Pennsylvania child abuse laws put in place after the Jerry Sandusky scandal are having an impact on the state’s foster care system.
According to a recent paper by the Pennsylvania Partnerships for Children, the number of reports of suspected child abuse is on the rise, and that’s sending more children to foster care.
Before now, more kids were leaving foster care than entering it.
Sharon Kingsley is foster care supervisor at COBYS Family Services, a private foster care group in Lancaster County.
“We absolutely have seen an increase in the number of kids coming into care with us,” said Kingsley. “Our average daily census has increased over the past several years, the number of referrals we’re receiving, meaning the number of kids in need of foster care homes, has also increased as well.”
Last year Pennsylvania received a record number of reports of suspected child abuse.

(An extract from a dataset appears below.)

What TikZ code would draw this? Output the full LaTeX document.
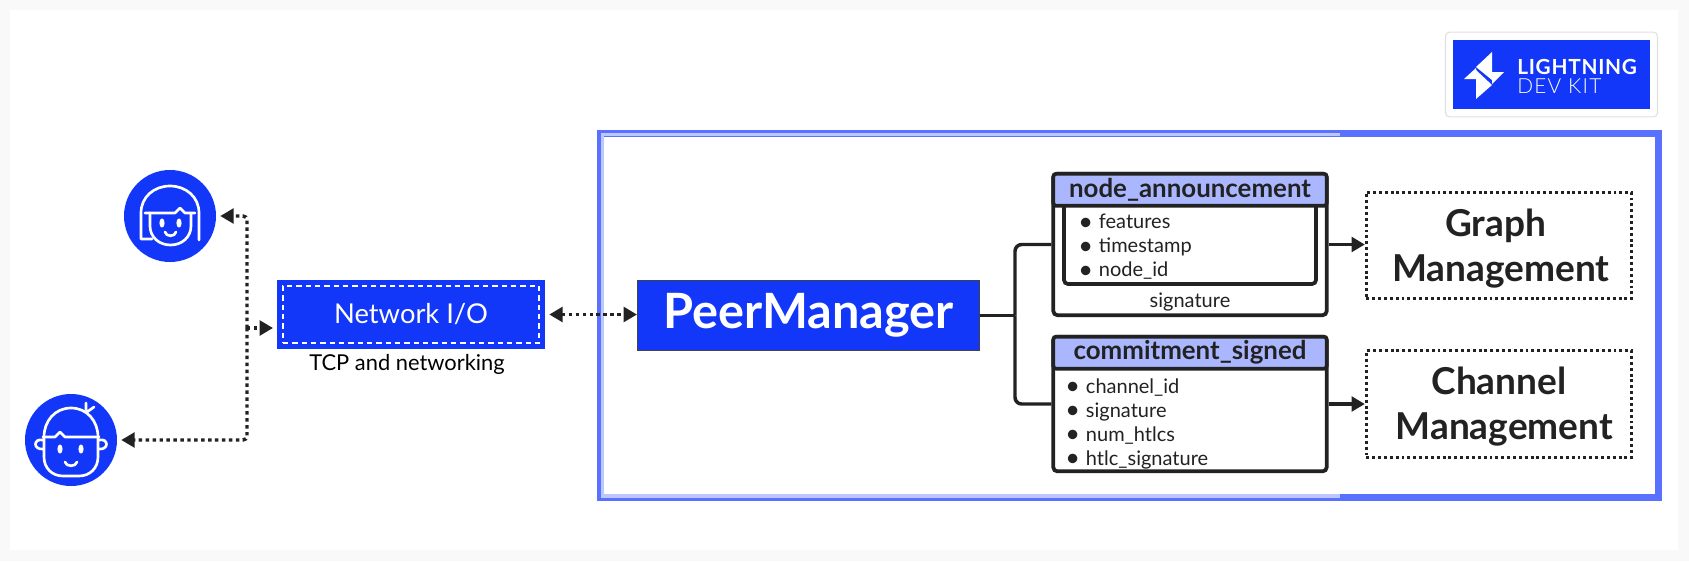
\documentclass[tikz,border=0pt]{standalone}
\usepackage{fontspec}
\setmainfont{Lato}
\newfontfamily\lightfont[LetterSpace=6]{Lato Light}
\newfontfamily\logofont[LetterSpace=3.5]{Lato}
\usetikzlibrary{arrows.meta}
\definecolor{ldkblue}{HTML}{1237F9}
\definecolor{framefg}{HTML}{5A71FF}
\definecolor{framelt}{HTML}{BCC6FF}
\definecolor{headfg}{HTML}{AAB7FF}
\definecolor{ink}{HTML}{222222}
\newcommand{\fsz}[1]{\fontsize{#1}{#1}\selectfont}
\newcommand{\itm}[1]{\makebox[15.5pt][l]{\raisebox{-1pt}{\fontsize{19}{18}\selectfont\textbullet}}#1}
\newcommand{\mgmttop}{\rule{0pt}{25pt}}
\tikzset{
  >={Triangle[length=10pt,width=11pt]},
  dotline/.style={ink,line width=2.6pt,dash pattern=on 2.6pt off 2.6pt,rounded corners=3pt},
  solidline/.style={ink,line width=2.6pt},
  tablebox/.style={draw=ink,fill=white,line width=2.8pt,rounded corners=3pt,minimum width=205pt},
  tablehead/.style={draw=ink,fill=headfg,line width=2.8pt,rounded corners=2pt,minimum width=205pt,
    minimum height=24pt,text=ink,font=\fsz{19.4}\bfseries,anchor=north,inner sep=0pt},
  fieldlist/.style={text=ink,font=\fontsize{15}{18}\selectfont,align=left,anchor=west,inner sep=0pt},
  mgmtbox/.style={draw=ink,line width=2.2pt,dash pattern=on 2.2pt off 2.2pt,minimum width=199pt,
    minimum height=80pt,text=ink,font=\fontsize{27.8}{33.7}\selectfont\bfseries,align=center},
  avatar/.style={circle,fill=ldkblue,minimum size=69pt,inner sep=0pt},
  faceline/.style={white,line width=2pt,line cap=round,line join=round},
}

\begin{document}
\begin{tikzpicture}[x=0.75pt,y=-0.75pt]
   \useasboundingbox (0,0) rectangle (1689,561);
   \fill[black!2.5] (0,0) rectangle (1689,561);
   \fill[white] (10,10) rectangle (1678,550);

   % frame
   \draw[framefg,line width=5.2pt] (600,133.5) rectangle (1658.5,497.5);
   \draw[framelt,line width=2.4pt] (1340,134.5) -- (602.5,134.5) -- (602.5,496) -- (1340,496);

   % logo
   \node[draw=black!12,fill=white,line width=0.8pt,rounded corners=3pt,minimum width=159pt,minimum height=63.5pt] (logoback) at (1551.5,74.5) {};
   \node[fill=ldkblue,minimum width=148pt,minimum height=52pt] (logo) at (1551.5,74.5) {};
   \fill[white] (1492,52) -- (1492,80) -- (1476,67) -- cycle;
   \fill[white] (1476,68) -- (1476,79) -- (1464,79) -- cycle;
   \fill[white] (1476,70) -- (1492,85) -- (1476,99) -- cycle;
   \fill[white] (1492,72) -- (1504,72) -- (1492,84) -- cycle;
   \node[white,font=\fsz{15.6}\logofont\bfseries,anchor=base west,inner sep=0pt] (logotop) at (1517,74) {LIGHTNING};
   \node[white,font=\fsz{15.6}\lightfont,anchor=base west,inner sep=0pt] (logobot) at (1517,93) {DEV KIT};

   % users
   \node[avatar] (girl) at (170,216) {};
   \begin{scope}[faceline]
     \draw (152,239) -- (141,239) -- (141,213) .. controls (141,197) and (154,186) .. (170,186) .. controls (186,186) and (199,197) .. (199,213) -- (199,240);
     \draw (145,213) -- (175,213) -- (180,208) -- (185,213) -- (195,213);
     \draw (150,213) -- (150,226) .. controls (150,237) and (159,245) .. (170.5,245) .. controls (182,245) and (191,237) .. (191,226) -- (191,213);
     \draw (165,232) .. controls (166,237) and (175,237) .. (176,232);
     \fill (162,223) ellipse [x radius=2.6,y radius=4.6];
     \fill (179,223) ellipse [x radius=2.6,y radius=4.6];
   \end{scope}

   \node[avatar] (boy) at (71,440) {};
   \begin{scope}[faceline,yshift=-0.75pt]
     \draw (44,436) .. controls (44,420) and (55,407) .. (71,407) .. controls (87,407) and (98,420) .. (98,436);
     \draw (43,436) -- (55,436) -- (60,431) -- (65,436) -- (99,436);
     \draw (44,436) -- (44,456) .. controls (44,467) and (52,475) .. (63,475) -- (79,475) .. controls (90,475) and (98,467) .. (98,456) -- (98,436);
     \draw (43,439) .. controls (33,437) and (33,449) .. (43,448);
     \draw (99,439) .. controls (109,437) and (109,449) .. (99,448);
     \draw (86,402) -- (86,410) (87,411) -- (94,406);
     \draw (65,461) .. controls (66,466) and (76,466) .. (77,461);
     \fill (60,448) ellipse [x radius=2.6,y radius=4.6];
     \fill (81,448) ellipse [x radius=2.6,y radius=4.6];
   \end{scope}

   % network box
   \node[fill=ldkblue,minimum width=201pt,minimum height=52pt,text=white,font=\fsz{20.5}] (netio) at (411,314.5) {\raisebox{-3pt}{Network I/O}};
   \node[draw=white,line width=1.8pt,dash pattern=on 4pt off 3pt,minimum width=192pt,minimum height=43pt] (netinner) at (411,314.5) {};
   \node[text=black,font=\fsz{16.4}] (netlabel) at (407,364.5) {TCP and networking};

   \coordinate (junc) at (247,328);
   \coordinate (netin) at (277,328);
   \draw[dotline,->,shorten >=3pt] (junc) |- (girl.east);
   \draw[dotline,->,shorten >=3pt] (junc) |- (boy.east);
   \draw[dotline,->,shorten >=3pt] (junc) -- (netin);

   % peer manager
   \node[draw=ink!85,fill=ldkblue,line width=0.8pt,minimum width=256.5pt,minimum height=52.5pt,text=white,font=\fsz{36.5}\bfseries] (peer) at (808.5,315.5) {\raisebox{-4pt}{PeerManager}};
   \draw[dotline,<->,shorten <=3pt] (netio.east) -- (netio.east -| peer.west);

   % messages
   \node[tablebox,minimum height=106pt] (annbox) at (1190,244.5) {};
   \node[tablehead] (annhead) at (annbox.north) {\raisebox{-3pt}{node\_announcement}};
   \draw[ink,line width=2.8pt,rounded corners=3pt] (1064,205) -- (1064,284) -- (1316,284) -- (1316,205);
   \node[fieldlist] (annlist) at (1078,247) {\itm{features}\\\itm{timestamp}\\\itm{node\_id}};
   \node[text=ink,font=\fontsize{15}{18}\selectfont,inner sep=0pt] (annsig) at (1190,302) {signature};

   \node[tablebox,minimum height=101pt] (comboxa) at (1190,404) {};
   \node[tablehead] (comhead) at (comboxa.north) {\raisebox{-3pt}{commitment\_signed}};
   \node[fieldlist] (comlist) at (1065,424) {\itm{channel\_id}\\\itm{signature}\\\itm{num\_htlcs}\\\itm{htlc\_signature}};

   % management boxes
   \node[mgmtbox] (graphbox) at (1499,245.5) {\mgmttop\hspace*{-5pt}Graph\\\hspace*{3pt}Management};
   \node[mgmtbox] (chanbox) at (1499,404) {\mgmttop Channel\\\hspace*{8pt}Management};

   \coordinate (brk) at (1015,315.5);
   \draw[solidline] (peer.east) -- (brk);
   \draw[solidline,rounded corners=5pt] (brk) |- (annbox.west);
   \draw[solidline,rounded corners=5pt] (brk) |- (comboxa.west);
   \draw[solidline,->] (annbox.east) -- (annbox.east -| graphbox.west);
   \draw[solidline,->] (comboxa.east) -- (chanbox.west);
\end{tikzpicture}
\end{document}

Kingsley says 60 percent more children were referred to her in 2014 compared to the year before. Because of the limited number of families available, she can only place less than 10 percent of these children with foster families each year.

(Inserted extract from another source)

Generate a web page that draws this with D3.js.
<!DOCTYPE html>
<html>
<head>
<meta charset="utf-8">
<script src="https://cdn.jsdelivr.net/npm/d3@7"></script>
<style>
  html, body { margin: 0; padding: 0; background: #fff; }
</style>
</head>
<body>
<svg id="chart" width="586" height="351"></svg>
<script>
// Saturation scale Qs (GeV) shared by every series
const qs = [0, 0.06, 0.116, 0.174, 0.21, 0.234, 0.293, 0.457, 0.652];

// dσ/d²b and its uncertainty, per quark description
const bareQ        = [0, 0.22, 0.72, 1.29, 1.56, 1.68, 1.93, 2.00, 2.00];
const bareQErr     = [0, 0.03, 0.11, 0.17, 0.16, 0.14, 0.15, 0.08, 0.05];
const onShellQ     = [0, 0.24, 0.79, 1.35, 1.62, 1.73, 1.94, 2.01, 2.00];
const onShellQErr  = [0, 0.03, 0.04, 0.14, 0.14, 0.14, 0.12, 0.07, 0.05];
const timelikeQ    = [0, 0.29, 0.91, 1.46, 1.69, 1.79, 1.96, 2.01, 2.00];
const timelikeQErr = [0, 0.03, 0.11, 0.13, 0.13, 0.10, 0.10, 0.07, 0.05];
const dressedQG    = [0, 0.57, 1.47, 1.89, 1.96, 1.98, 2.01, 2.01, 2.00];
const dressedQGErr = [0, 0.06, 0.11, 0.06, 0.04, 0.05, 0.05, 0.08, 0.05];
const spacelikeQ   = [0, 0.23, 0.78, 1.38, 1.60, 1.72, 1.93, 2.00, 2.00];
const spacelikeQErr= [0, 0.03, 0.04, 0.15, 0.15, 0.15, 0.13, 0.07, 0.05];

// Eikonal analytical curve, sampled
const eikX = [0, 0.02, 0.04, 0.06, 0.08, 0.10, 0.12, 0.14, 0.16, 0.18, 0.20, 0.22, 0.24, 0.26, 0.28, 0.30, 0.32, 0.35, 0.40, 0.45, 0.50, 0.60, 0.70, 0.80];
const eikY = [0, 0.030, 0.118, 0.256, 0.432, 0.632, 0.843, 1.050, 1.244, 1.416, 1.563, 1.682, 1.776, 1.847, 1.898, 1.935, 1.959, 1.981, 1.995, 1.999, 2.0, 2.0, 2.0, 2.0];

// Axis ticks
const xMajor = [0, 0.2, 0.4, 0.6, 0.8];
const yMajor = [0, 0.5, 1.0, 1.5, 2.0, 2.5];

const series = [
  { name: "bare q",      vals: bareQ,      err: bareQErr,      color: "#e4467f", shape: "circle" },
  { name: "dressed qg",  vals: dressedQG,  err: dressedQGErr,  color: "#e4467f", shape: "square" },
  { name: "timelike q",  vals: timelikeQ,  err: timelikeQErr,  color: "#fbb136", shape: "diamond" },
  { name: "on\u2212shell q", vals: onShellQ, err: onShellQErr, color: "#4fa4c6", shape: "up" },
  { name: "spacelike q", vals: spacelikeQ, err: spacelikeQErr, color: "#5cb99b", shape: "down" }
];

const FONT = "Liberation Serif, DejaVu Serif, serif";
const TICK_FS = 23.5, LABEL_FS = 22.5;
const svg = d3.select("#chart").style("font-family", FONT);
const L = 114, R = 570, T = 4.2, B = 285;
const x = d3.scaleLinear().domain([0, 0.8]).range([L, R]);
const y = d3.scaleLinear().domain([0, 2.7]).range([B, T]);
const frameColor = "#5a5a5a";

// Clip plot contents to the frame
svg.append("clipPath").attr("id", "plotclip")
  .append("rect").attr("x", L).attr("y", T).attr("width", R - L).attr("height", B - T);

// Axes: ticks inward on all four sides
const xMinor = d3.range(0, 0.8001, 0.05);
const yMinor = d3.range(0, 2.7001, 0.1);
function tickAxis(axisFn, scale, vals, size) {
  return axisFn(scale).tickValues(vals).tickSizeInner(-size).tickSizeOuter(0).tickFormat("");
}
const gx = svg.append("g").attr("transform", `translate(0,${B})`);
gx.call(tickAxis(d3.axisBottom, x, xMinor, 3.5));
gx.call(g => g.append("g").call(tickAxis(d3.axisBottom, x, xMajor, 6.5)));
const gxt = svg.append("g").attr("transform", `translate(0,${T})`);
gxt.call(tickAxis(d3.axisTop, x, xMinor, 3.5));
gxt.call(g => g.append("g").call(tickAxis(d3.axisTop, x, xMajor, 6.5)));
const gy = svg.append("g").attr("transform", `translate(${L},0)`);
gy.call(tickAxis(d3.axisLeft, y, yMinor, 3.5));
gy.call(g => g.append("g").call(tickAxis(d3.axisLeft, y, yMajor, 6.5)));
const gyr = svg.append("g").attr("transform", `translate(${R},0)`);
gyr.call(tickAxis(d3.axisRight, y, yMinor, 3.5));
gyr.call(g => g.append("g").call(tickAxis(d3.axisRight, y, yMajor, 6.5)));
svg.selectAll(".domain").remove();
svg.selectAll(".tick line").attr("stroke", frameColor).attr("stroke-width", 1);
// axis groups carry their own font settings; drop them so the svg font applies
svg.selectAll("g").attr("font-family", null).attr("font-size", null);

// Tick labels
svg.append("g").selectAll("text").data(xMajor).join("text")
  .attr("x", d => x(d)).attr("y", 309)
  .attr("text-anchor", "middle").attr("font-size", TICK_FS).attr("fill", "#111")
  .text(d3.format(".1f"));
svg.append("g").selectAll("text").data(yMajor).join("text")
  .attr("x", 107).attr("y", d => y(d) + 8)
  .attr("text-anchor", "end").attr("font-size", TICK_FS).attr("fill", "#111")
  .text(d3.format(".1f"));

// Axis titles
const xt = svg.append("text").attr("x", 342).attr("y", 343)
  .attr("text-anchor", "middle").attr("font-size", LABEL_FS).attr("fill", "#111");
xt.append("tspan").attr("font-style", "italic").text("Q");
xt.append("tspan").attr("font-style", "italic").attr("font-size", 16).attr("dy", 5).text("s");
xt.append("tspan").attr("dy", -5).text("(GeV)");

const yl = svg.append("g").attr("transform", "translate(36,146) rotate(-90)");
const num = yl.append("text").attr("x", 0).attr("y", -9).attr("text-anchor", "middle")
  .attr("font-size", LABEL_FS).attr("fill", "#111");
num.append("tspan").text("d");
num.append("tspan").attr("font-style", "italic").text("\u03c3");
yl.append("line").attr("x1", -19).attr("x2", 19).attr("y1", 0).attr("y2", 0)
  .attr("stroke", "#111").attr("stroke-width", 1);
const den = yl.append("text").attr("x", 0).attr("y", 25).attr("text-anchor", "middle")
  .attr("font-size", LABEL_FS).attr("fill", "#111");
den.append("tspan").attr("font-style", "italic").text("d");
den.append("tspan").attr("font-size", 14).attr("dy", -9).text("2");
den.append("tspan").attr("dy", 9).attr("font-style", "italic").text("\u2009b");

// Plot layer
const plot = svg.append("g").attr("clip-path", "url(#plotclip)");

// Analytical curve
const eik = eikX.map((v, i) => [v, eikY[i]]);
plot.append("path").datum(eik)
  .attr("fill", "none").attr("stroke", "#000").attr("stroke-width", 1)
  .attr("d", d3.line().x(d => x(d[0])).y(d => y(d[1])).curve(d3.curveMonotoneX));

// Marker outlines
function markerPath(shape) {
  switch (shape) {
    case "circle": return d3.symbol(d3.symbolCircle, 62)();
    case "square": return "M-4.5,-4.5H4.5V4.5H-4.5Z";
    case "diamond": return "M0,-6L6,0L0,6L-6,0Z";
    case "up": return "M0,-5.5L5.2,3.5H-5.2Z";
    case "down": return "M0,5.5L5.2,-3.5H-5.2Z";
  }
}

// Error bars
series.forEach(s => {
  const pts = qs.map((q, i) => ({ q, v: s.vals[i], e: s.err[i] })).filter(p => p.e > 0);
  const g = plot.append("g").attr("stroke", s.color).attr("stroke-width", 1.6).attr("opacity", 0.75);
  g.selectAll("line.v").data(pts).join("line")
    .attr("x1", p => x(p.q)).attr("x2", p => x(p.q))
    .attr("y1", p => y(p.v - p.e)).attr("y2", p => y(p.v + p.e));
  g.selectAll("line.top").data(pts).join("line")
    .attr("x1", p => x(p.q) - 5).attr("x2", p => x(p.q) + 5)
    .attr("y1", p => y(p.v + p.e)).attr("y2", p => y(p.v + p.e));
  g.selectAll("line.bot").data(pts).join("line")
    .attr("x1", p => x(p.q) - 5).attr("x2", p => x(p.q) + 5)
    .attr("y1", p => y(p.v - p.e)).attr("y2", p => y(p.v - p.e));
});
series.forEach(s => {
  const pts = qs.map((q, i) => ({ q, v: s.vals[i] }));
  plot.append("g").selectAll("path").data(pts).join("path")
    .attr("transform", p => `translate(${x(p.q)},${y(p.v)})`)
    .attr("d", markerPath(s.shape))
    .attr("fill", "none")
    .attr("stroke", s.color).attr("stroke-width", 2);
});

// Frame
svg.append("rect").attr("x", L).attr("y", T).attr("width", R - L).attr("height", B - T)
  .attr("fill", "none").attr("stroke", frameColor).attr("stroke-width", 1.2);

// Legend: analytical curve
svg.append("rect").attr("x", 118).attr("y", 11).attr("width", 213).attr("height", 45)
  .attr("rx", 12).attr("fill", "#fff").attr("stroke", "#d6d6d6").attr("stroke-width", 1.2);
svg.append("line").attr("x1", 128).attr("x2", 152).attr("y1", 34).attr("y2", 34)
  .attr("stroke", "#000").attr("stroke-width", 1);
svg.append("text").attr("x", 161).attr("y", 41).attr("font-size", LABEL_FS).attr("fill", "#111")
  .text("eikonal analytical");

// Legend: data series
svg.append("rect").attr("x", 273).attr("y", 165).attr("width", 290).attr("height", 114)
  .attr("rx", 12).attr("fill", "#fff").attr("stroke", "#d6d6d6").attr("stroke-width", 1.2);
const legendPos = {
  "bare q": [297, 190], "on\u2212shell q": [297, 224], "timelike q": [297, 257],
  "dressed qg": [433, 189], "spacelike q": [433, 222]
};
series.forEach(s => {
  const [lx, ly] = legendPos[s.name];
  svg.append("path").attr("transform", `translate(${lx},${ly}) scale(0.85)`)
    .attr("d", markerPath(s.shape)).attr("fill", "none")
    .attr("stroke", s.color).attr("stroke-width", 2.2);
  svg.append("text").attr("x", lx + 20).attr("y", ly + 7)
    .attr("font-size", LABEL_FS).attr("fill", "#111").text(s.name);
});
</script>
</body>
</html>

Michael Race, communications director for Pennsylvania Partnerships for Children, says the increased need for foster care can’t be met without more funding.
“It’s laudable that we’ve done all this work to better protect kids and better detect child abuse,” said Race. “But the other side of that coin is we’ve got to make sure kids who are taken out of abusive environments end up in a safe supportive foster care system and eventually end up in a loving supported family.”
Over the last several years Pennsylvania has developed stricter standards for which kinds of jobs are considered “mandated reporters” — where people are compelled by law to report suspected abuse.
The definition of abuse has also broadened, contributing to removing more children from their homes.